The films often touch on disturbing territory—voyeurism, incest, paedophilia—and with their fragmented structure, give up their secrets only gradually. Sometimes, as in Exotica, a mordant study of need and exploitation set largely in a strip club, it's not until the final moments that we realise the full significance of what we've been watching—and not always even then. This mirrors the troubled outlook of his characters who rarely see anything whole, least of all themselves. Hilditch, lonely serial killer of lonely girls in Felicia's Journey, never thinks of himself as a monster. In his own eyes he's the kindest of men—just as Noah Render, the eponymous insurance man in The Adjuster, believes he's acting out of pure compassion in sexually exploiting his clients.
To date, Egoyan's most explicit statement of the cultural and emotional dislocation central to all his films comes in Calendar, where he ironically casts himself as a photographer visiting Armenia who loses his wife (played by Egoyan's own wife, actress Arsinde Khanjian) to a handsome guide. The film is at once funny and desolate, seemingly simple (by Egoyan's standards) in its structure yet teasingly oblique. Khanjian is one of a number of actors (others include David Hemblen, Elias Koteas, Bruce Greenwood and Maury Chaikin) who constantly recur in Egoyan's films, reinforcing the sense of a hermetic, inward-looking world. Venues are typically bland and drab—featureless modern hotels and offices figure frequently—without much intimation of life going on beyond the edges of the screen. Even when he portrays a community, such as the small provincial township of The Sweet Hereafter, there's little sense of social cohesion: all the houses seem remote from each other, with each person or family trapped in their own separate universe.

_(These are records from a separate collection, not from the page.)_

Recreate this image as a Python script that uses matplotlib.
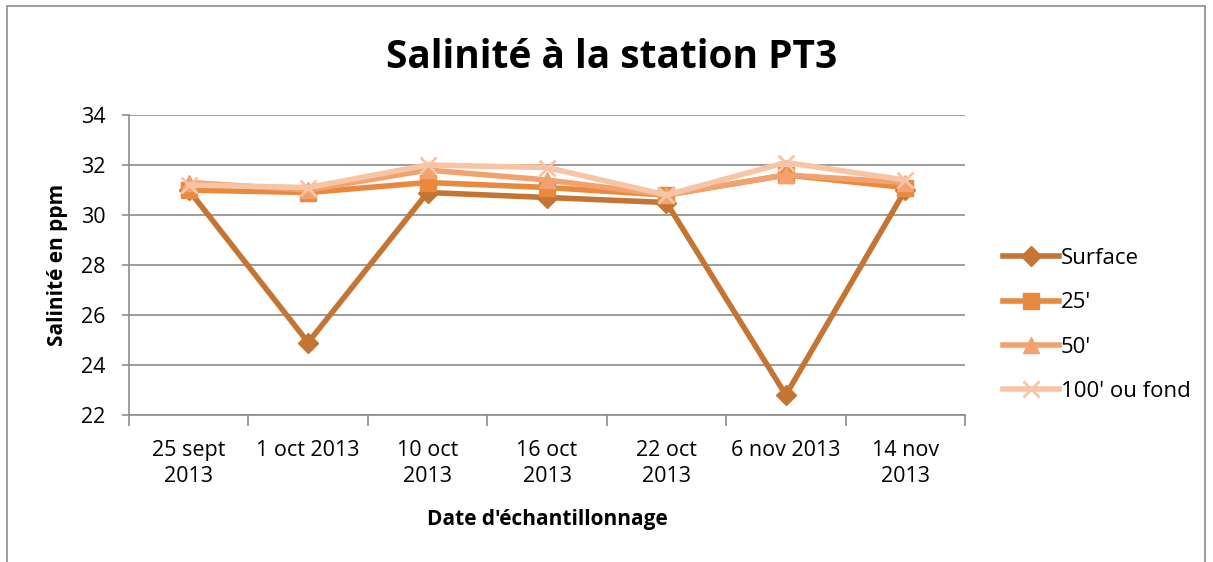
import numpy as np
import matplotlib
matplotlib.use("Agg")
import matplotlib.pyplot as plt
from matplotlib.patches import Rectangle

plt.rcParams['font.family'] = ['Open Sans', 'DejaVu Sans']

dates = ["25 sept\n2013", "1 oct 2013", "10 oct\n2013", "16 oct\n2013",
         "22 oct\n2013", "6 nov 2013", "14 nov\n2013"]
surface = [31.0, 24.9, 30.9, 30.7, 30.5, 22.8, 31.0]
pied25 = [31.0, 30.9, 31.3, 31.1, 30.8, 31.6, 31.1]
pied50 = [31.3, 31.0, 31.8, 31.4, 30.8, 31.6, 31.3]
fond = [31.2, 31.1, 32.0, 31.9, 30.8, 32.1, 31.4]

series = [
    ("Surface", surface, "#C47533", "D", 10),
    ("25'", pied25, "#E8893D", "s", 12),
    ("50'", pied50, "#F2A26E", "^", 12),
    ("100' ou fond", fond, "#F7C5A6", "x", 12),
]

W, H = 1213, 562
fig = plt.figure(figsize=(W / 100, H / 100), dpi=100)
fig.patches.append(Rectangle((7 / W, -0.1), 1198 / W, 1.1 - 6 / H,
                             transform=fig.transFigure, fill=False,
                             edgecolor="#8C8C8C", linewidth=1.2))
ax = fig.add_axes([129 / W, 1 - 415 / H, 836 / W, 300 / H])

x = np.arange(len(dates))
for label, vals, col, mk, ms in series:
    ax.plot(x, vals, color=col, linewidth=4, marker=mk, markersize=ms,
            markeredgewidth=2 if mk == "x" else 1, markeredgecolor=col,
            label=label, solid_joinstyle="round")

ax.set_xlim(-0.5, len(dates) - 0.5)
ax.set_ylim(22, 34)
ax.set_yticks(np.arange(22, 35, 2))
ax.yaxis.grid(True, color="#8C8C8C", linewidth=1.2)
ax.set_axisbelow(True)
ax.set_xticks(np.arange(-0.5, len(dates), 1.0))
ax.set_xticklabels([])
ax.set_xticks(x, minor=True)
ax.set_xticklabels(dates, minor=True, fontsize=15.5, linespacing=1.3)
ax.tick_params(axis="x", which="major", length=8, color="#8C8C8C", width=1.2)
ax.tick_params(axis="x", which="minor", length=0, pad=18)
ax.tick_params(axis="y", length=5, color="#8C8C8C", width=1.2, labelsize=15.5, pad=12)
for s in ["top", "right"]:
    ax.spines[s].set_visible(False)
for s in ["left", "bottom"]:
    ax.spines[s].set_color("#8C8C8C")
    ax.spines[s].set_linewidth(1.2)

fig.text(612 / W, 1 - 58 / H, "Salinité à la station PT3", fontsize=28,
         fontweight="bold", ha="center", va="center")
fig.text(58 / W, 1 - 265 / H, "Salinité en ppm", fontsize=15,
         fontweight="bold", ha="center", va="center", rotation=90)
fig.text(547 / W, 1 - 519 / H, "Date d'échantillonnage", fontsize=15,
         fontweight="bold", ha="center", va="center")

ax.legend(loc="center left", bbox_to_anchor=(1003 / W, 1 - 325 / H),
          bbox_transform=fig.transFigure, frameon=False, borderpad=0,
          borderaxespad=0, fontsize=16, labelspacing=1.05, handlelength=2.5,
          handletextpad=0.1)

fig.savefig("out.png", dpi=100)
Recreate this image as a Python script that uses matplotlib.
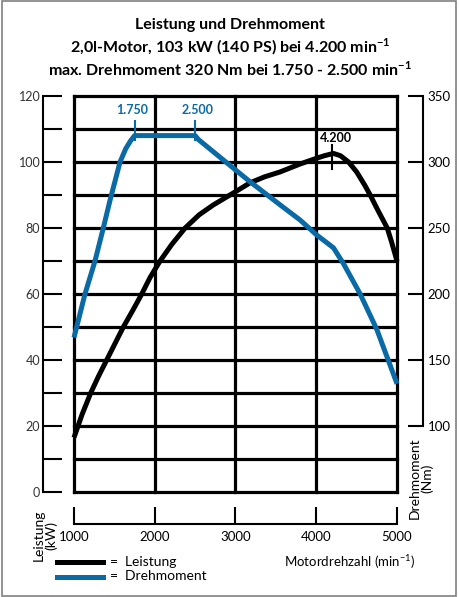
import numpy as np
import matplotlib.pyplot as plt
from matplotlib.lines import Line2D
from matplotlib.patches import Rectangle

plt.rcParams['font.family'] = ['Lato', 'DejaVu Sans']
plt.rcParams['mathtext.fontset'] = 'custom'
plt.rcParams['mathtext.rm'] = 'Lato'
plt.rcParams['mathtext.bf'] = 'Lato:bold'

# Leistung (kW) over Motordrehzahl
p_rpm = [1000, 1100, 1207, 1302, 1405, 1508, 1611, 1727, 1839, 1942, 2066, 2210, 2376, 2550, 2726,
         3000, 3181, 3360, 3553, 3800, 4000, 4100, 4213, 4300, 4400, 4500, 4600, 4668, 4750,
         4879, 4930, 5000]
p_kw = [16.5, 23.5, 30, 35, 40, 45, 50, 55, 60, 65, 70, 75, 80, 84, 87,
        91, 93.7, 95.5, 97, 99.4, 101.1, 101.9, 102.6, 101.9, 100, 97, 93, 90, 86,
        80, 76, 70]

# Drehmoment (Nm) over Motordrehzahl
t_rpm = [1000, 1136, 1260, 1363, 1446, 1570, 1640, 1700, 1750, 2500, 2541, 3000, 3181, 3553, 3801,
         4000, 4213, 4337, 4544, 4751, 5000]
t_nm = [167, 200, 225, 250, 271, 300, 310, 316, 320, 320, 317, 294, 285, 267.5, 256,
        245, 235, 223, 200, 173, 132]

x_ticks = [1000, 2000, 3000, 4000, 5000]
kw_ticks = list(range(0, 121, 10))
nm_ticks = [100, 150, 200, 250, 300, 350]

blue = '#0a6aa6'

fig = plt.figure(figsize=(4.6, 5.97), dpi=100)
ax = fig.add_axes([74/460, 1-492/597, 323/460, 396/597])
ax.set_xlim(1000, 5000)
ax.set_ylim(0, 120)

# grid box
for v in kw_ticks:
    ax.axhline(v, color='k', lw=2.3, clip_on=False, zorder=1, solid_capstyle='projecting')
for v in x_ticks:
    ax.axvline(v, color='k', lw=2.3, clip_on=False, zorder=1, solid_capstyle='projecting')

ax.spines['top'].set_visible(False)
ax.spines['right'].set_visible(False)
ax.spines['left'].set_position(('outward', 22.3))
ax.spines['left'].set_bounds(0, 120)
ax.spines['bottom'].set_position(('outward', 23))
ax.spines['bottom'].set_bounds(1000, 5000)
for s in ['left', 'bottom']:
    ax.spines[s].set_linewidth(1.5)

ax.set_yticks(kw_ticks)
ax.set_yticklabels([str(v) if v % 20 == 0 else '' for v in kw_ticks])
ax.set_xticks(x_ticks)
ax.set_xticklabels([str(v) for v in x_ticks])
ax.tick_params(axis='y', direction='in', length=13.7, width=1.5, pad=2, labelsize=9, labelcolor='#333')
ax.tick_params(axis='x', direction='in', length=12, width=1.5, pad=5, labelsize=9.5)

ax2 = ax.twinx()
ax2.set_ylim(50, 350)
for s in ['left', 'top', 'bottom']:
    ax2.spines[s].set_visible(False)
ax2.spines['right'].set_position(('outward', 18.7))
ax2.spines['right'].set_bounds(100, 350)
ax2.spines['right'].set_linewidth(1.5)
ax2.set_yticks(nm_ticks)
ax2.tick_params(axis='y', direction='in', length=10.8, width=1.5, pad=3.5, labelsize=9.5)

ax.plot(p_rpm, p_kw, color='k', lw=3.6, solid_joinstyle='round', solid_capstyle='butt', zorder=3, clip_on=False)
ax2.plot(t_rpm, t_nm, color=blue, lw=3.6, solid_joinstyle='round', solid_capstyle='butt', zorder=3, clip_on=False)

# markers
ax2.plot([1750, 1750], [317, 331], color=blue, lw=1.5)
ax2.plot([2500, 2500], [317, 331], color=blue, lw=1.5)
ax2.text(1720, 339.5, '1.750', color=blue, fontsize=9, fontweight='bold', ha='center', va='center')
ax2.text(2530, 339.5, '2.500', color=blue, fontsize=9, fontweight='bold', ha='center', va='center')
ax.plot([4200, 4200], [97.8, 105.2], color='k', lw=1.5, zorder=4)
ax.text(4250, 107.3, '4.200', color='k', fontsize=9, fontweight='bold', ha='center', va='center')

# titles
fig.text(0.5, 1-25/597, 'Leistung und Drehmoment', ha='center', va='center', fontsize=11.5, fontweight='bold')
fig.text(0.5, 1-47/597, r'2,0l-Motor, 103 kW (140 PS) bei 4.200 min$^{\mathbf{-1}}$', ha='center', va='center', fontsize=11.5, fontweight='bold')
fig.text(0.5, 1-69/597, r'max. Drehmoment 320 Nm bei 1.750 - 2.500 min$^{\mathbf{-1}}$', ha='center', va='center', fontsize=11.5, fontweight='bold')

# axis titles
fig.text(45/460, 1-535/597, 'Leistung\n(kW)', rotation=90, ha='center', va='center', fontsize=10, multialignment='center', linespacing=1.0)
fig.text(421/460, 1-478/597, 'Drehmoment\n(Nm)', rotation=90, ha='center', va='center', fontsize=10, multialignment='center', linespacing=1.0)
fig.text(415/460, 1-562/597, r'Motordrehzahl (min$^{-1}$)', ha='right', va='center', fontsize=9.5)

# legend
fig.add_artist(Line2D([57/460, 103/460], [1-561.5/597]*2, color='k', lw=3.6, transform=fig.transFigure))
fig.add_artist(Line2D([57/460, 103/460], [1-576.5/597]*2, color=blue, lw=3.6, transform=fig.transFigure))
fig.text(110/460, 1-561.5/597, '=  Leistung', ha='left', va='center', fontsize=10)
fig.text(110/460, 1-576.5/597, '=  Drehmoment', ha='left', va='center', fontsize=10)

fig.add_artist(Rectangle((2.5/460, 1/597), 454/460, 595/597, transform=fig.transFigure, fill=False, ec='#808080', lw=1.2))

fig.savefig('out.png', dpi=100)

The Sweet Hereafter and its successor, Felicia's Journey, marked a departure in Egoyan's career, adapting material by others (novels by Russell Banks and William Trevor) instead of working to his own original scripts. Both films are sensitively crafted, keeping faith with their originals while further exploring his perennial themes of loss and disaffection. ("All my characters," he observes, "have had missing people in their lives.") In Felicia's Journey, what's more, Egoyan intriguingly maps his bleak, sardonic poetry on to the suburbs and industrial complexes of Birmingham. But the incorporation of other authorial sensibilities into his work seems to dilute the mix rather than enriching it; neither film achieves the intensity, or the complexity, of The Adjuster or Exotica. A vision as potent and idiosyncratic as that of Egoyan is perhaps best taken neat.